Ainda na semana passada, nos Estados Unidos, terra fértil nos extremos e extremismos, um advogado do Estado da Califórnia apresentou ao gabinete da Procuradora uma proposta de lei - a Lei da Supressão Sodomita – que, entre sete medidas contra a homossexualidade, entre as quais prevê algo como a execução através de um tiro na cabeça (“qualquer pessoa que voluntariamente toque noutra pessoa do mesmo sexo para fins de gratificação sexual deve ser morta com balas na cabeça ou por qualquer outro método conveniente”). Se a proposta é, em si mesma, completamente absurda, abominável, reprovável e criminosa, a sua sustentação, fundamentada num conjunto de pressupostos e convicções, é inaceitável numa sociedade justa e de plenos direitos.
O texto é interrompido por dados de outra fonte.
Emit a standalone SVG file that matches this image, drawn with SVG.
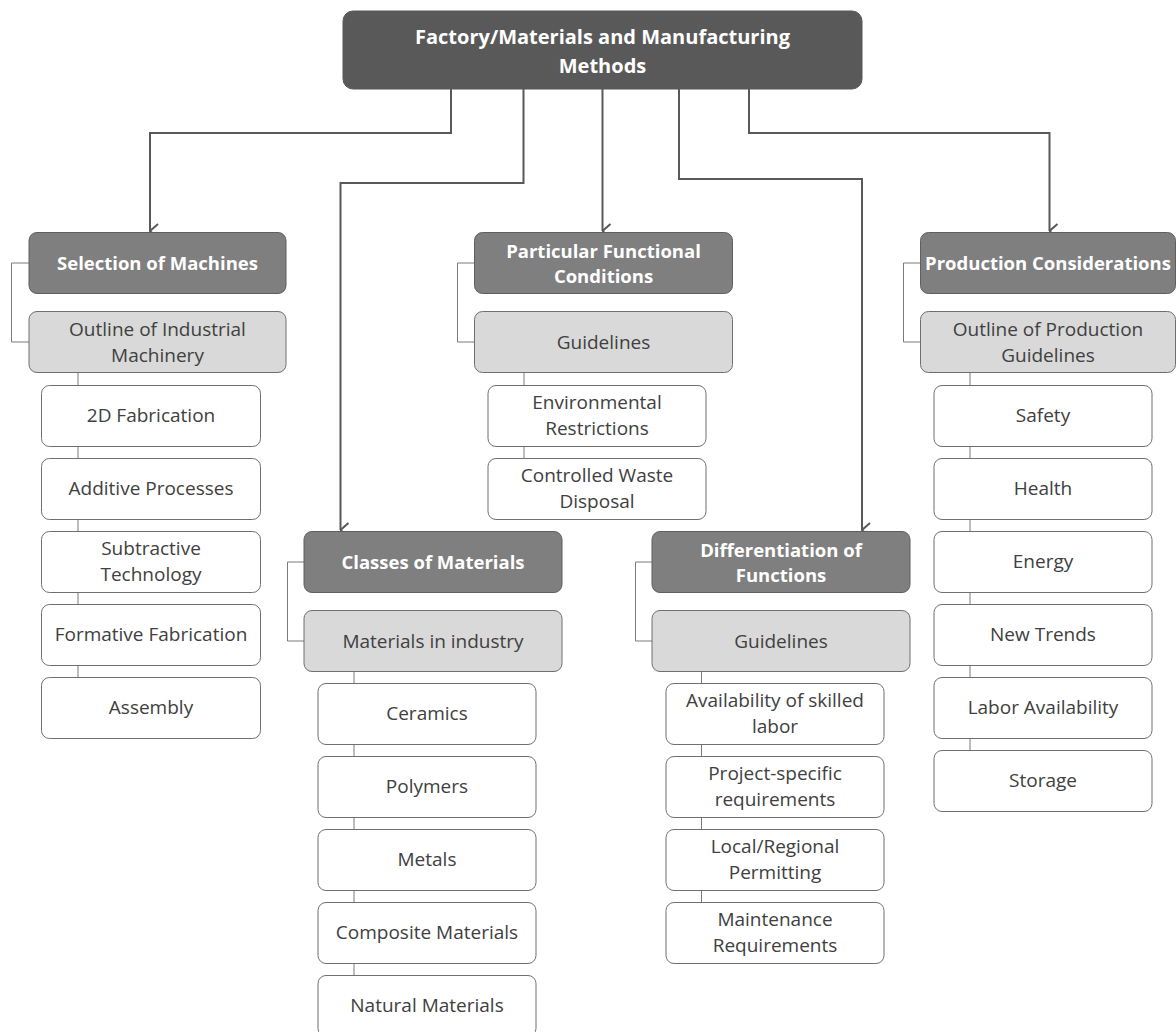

O advogado Matthew Gregory McLaughlin sustenta que a homossexualidade é "um mal monstruoso que Deus todo-poderoso, que dá liberdade e independência, nos ordena a suprimir sob pena de nos destruir". Independentemente da minha opção e orientação sexual não tenho qualquer direito, moral ou superioridade para julgar quem, por opção e convicção próprias, tem outros rumos e orientações de vida (de regresso à tolerância e liberdade do caso “Charlie”). Mais, como cidadão, defendo por convicção liberal de costumes e princípios, a liberdade de cada um em escolher a sua orientação sexual, sem que isso me dê qualquer direito de julgar ou marginalizar.
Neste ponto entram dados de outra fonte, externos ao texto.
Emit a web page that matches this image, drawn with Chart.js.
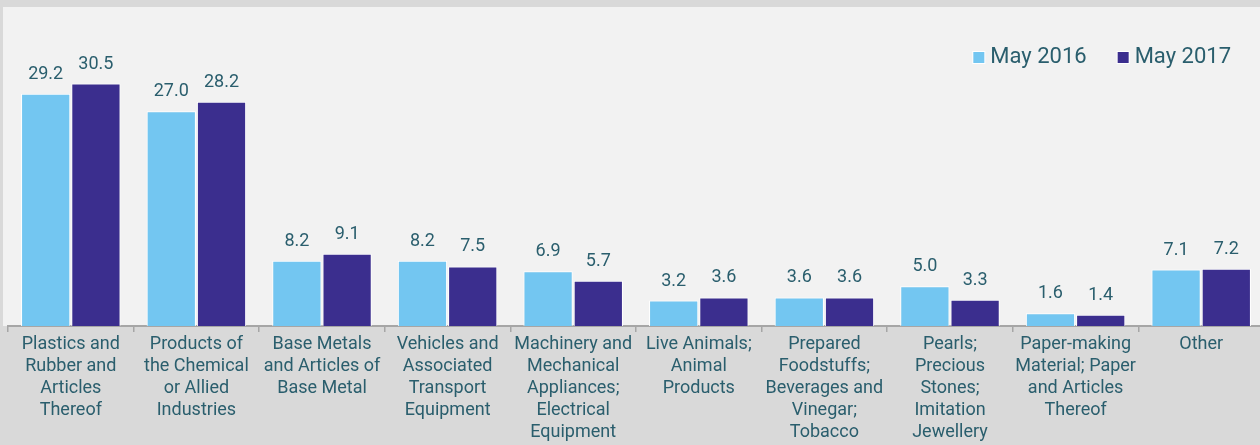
<!DOCTYPE html>
<html lang="en">
<head>
    <meta charset="UTF-8">
    <title>Imports by Commodity</title>
    <script src="https://cdn.jsdelivr.net/npm/chart.js@4.4.0/dist/chart.umd.min.js"></script>
    <style>
        body { margin: 0; background: #d9d9d9; overflow: hidden; }
        #wrap { width: 1264px; height: 445px; position: relative; }
    </style>
</head>
<body>
    <div id="wrap"><canvas id="myChart"></canvas></div>

    <script>
        // chart data
        var categories = [
            ['Plastics and', 'Rubber and', 'Articles', 'Thereof'],
            ['Products of', 'the Chemical', 'or Allied', 'Industries'],
            ['Base Metals', 'and Articles of', 'Base Metal'],
            ['Vehicles and', 'Associated', 'Transport', 'Equipment'],
            ['Machinery and', 'Mechanical', 'Appliances;', 'Electrical', 'Equipment'],
            ['Live Animals;', 'Animal', 'Products'],
            ['Prepared', 'Foodstuffs;', 'Beverages and', 'Vinegar;', 'Tobacco'],
            ['Pearls;', 'Precious', 'Stones;', 'Imitation', 'Jewellery'],
            ['Paper-making', 'Material; Paper', 'and Articles', 'Thereof'],
            ['Other']
        ];
        var seriesNames = ['May 2016', 'May 2017'];
        var may2016 = [29.2, 27.0, 8.2, 8.2, 6.9, 3.2, 3.6, 5.0, 1.6, 7.1];
        var may2017 = [30.5, 28.2, 9.1, 7.5, 5.7, 3.6, 3.6, 3.3, 1.4, 7.2];

        var textColor = '#2a5e6d';
        var fontName = 'Roboto';

        // light panel behind the plot
        var panelPlugin = {
            id: 'panel',
            beforeDraw: function(chart) {
                var ctx = chart.ctx;
                ctx.save();
                ctx.fillStyle = '#f2f2f2';
                ctx.fillRect(3, 7, chart.width - 3, chart.chartArea.bottom - 7);
                ctx.restore();
            }
        };

        // numbers above bars
        var valuePlugin = {
            id: 'values',
            afterDatasetsDraw: function(chart) {
                var ctx = chart.ctx;
                ctx.save();
                ctx.font = '18px ' + fontName;
                ctx.fillStyle = textColor;
                ctx.textAlign = 'center';
                ctx.textBaseline = 'alphabetic';
                chart.data.datasets.forEach(function(ds, i) {
                    chart.getDatasetMeta(i).data.forEach(function(bar, j) {
                        ctx.fillText(ds.data[j].toFixed(1), bar.x, bar.y - 15);
                    });
                });
                ctx.restore();
            }
        };

        // legend in the top right corner of the panel
        var legendPlugin = {
            id: 'cornerLegend',
            afterDraw: function(chart) {
                var ctx = chart.ctx;
                ctx.save();
                ctx.font = '22px ' + fontName;
                ctx.textBaseline = 'middle';
                var x = chart.width - 33;
                var y = 57;
                var items = chart.data.datasets.slice().reverse();
                items.forEach(function(ds) {
                    var w = ctx.measureText(ds.label).width;
                    var tx = x - w;
                    ctx.fillStyle = textColor;
                    ctx.fillText(ds.label, tx, y);
                    var bx = tx - 17;
                    ctx.fillStyle = '#ffffff';
                    ctx.fillRect(bx - 1, y - 6, 13, 13);
                    ctx.fillStyle = ds.backgroundColor;
                    ctx.fillRect(bx, y - 5, 11, 11);
                    x = bx - 31;
                });
                ctx.restore();
            }
        };

        var ctx = document.getElementById('myChart').getContext('2d');
        var myChart = new Chart(ctx, {
            type: 'bar',
            data: {
                labels: categories,
                datasets: [{
                    label: seriesNames[0],
                    data: may2016,
                    backgroundColor: '#73c6f1',
                    borderColor: '#ffffff',
                    borderWidth: 1
                }, {
                    label: seriesNames[1],
                    data: may2017,
                    backgroundColor: '#3b2e8e',
                    borderColor: '#ffffff',
                    borderWidth: 1
                }]
            },
            options: {
                responsive: true,
                maintainAspectRatio: false,
                animation: false,
                layout: { padding: { left: 8, top: 8, right: 0, bottom: 0 } },
                datasets: {
                    bar: { barPercentage: 0.98, categoryPercentage: 0.8 }
                },
                plugins: {
                    legend: { display: false },
                    tooltip: { enabled: false }
                },
                scales: {
                    x: {
                        grid: {
                            display: true,
                            drawOnChartArea: false,
                            drawTicks: true,
                            tickLength: 6,
                            color: '#a6a6a6',
                            lineWidth: 1.5,
                            offset: true
                        },
                        border: { display: true, color: '#a6a6a6', width: 2 },
                        ticks: {
                            color: textColor,
                            font: { family: fontName, size: 18, lineHeight: 1.22 },
                            padding: 2,
                            maxRotation: 0,
                            autoSkip: false
                        },
                        afterFit: function(scale) { scale.height = 119; }
                    },
                    y: {
                        display: false,
                        min: 0,
                        max: 40
                    }
                }
            },
            plugins: [panelPlugin, valuePlugin, legendPlugin]
        });
    </script>
</body>
</html>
Por outro lado, como católico, não conheço um Deus todo-poderoso que me ordene matar, marginalizar, inferiorizar, limitar nas liberdades e convicções de cada um. Mais ainda, conheço sim um Deus todo-poderoso, a quem apenas cabe julgar, que, de facto, dá a cada um de nós a liberdade e a independência, não para condenar, mas para fazermos as nossas opções, convicções e princípios de vida.
Mas se pouco me espanta este mistério da intolerância nos norte-americanos, pela (in)cultura, pelos extremismos, fundamentalismos e radicalismos (mesmo que acusem outros, apesar das diferenças serem poucas), o que me assusta verdadeiramente é o “silêncio falacioso e traiçoeiro” de muitos portugueses que, ao lerem esta notícia, interior e silenciosamente batem palmas e rejubilam de gozo. E essa “misteriosa” atitude mental, assusta tanto como alguém que tragicamente leva consigo para a morte centena e meia de inocentes.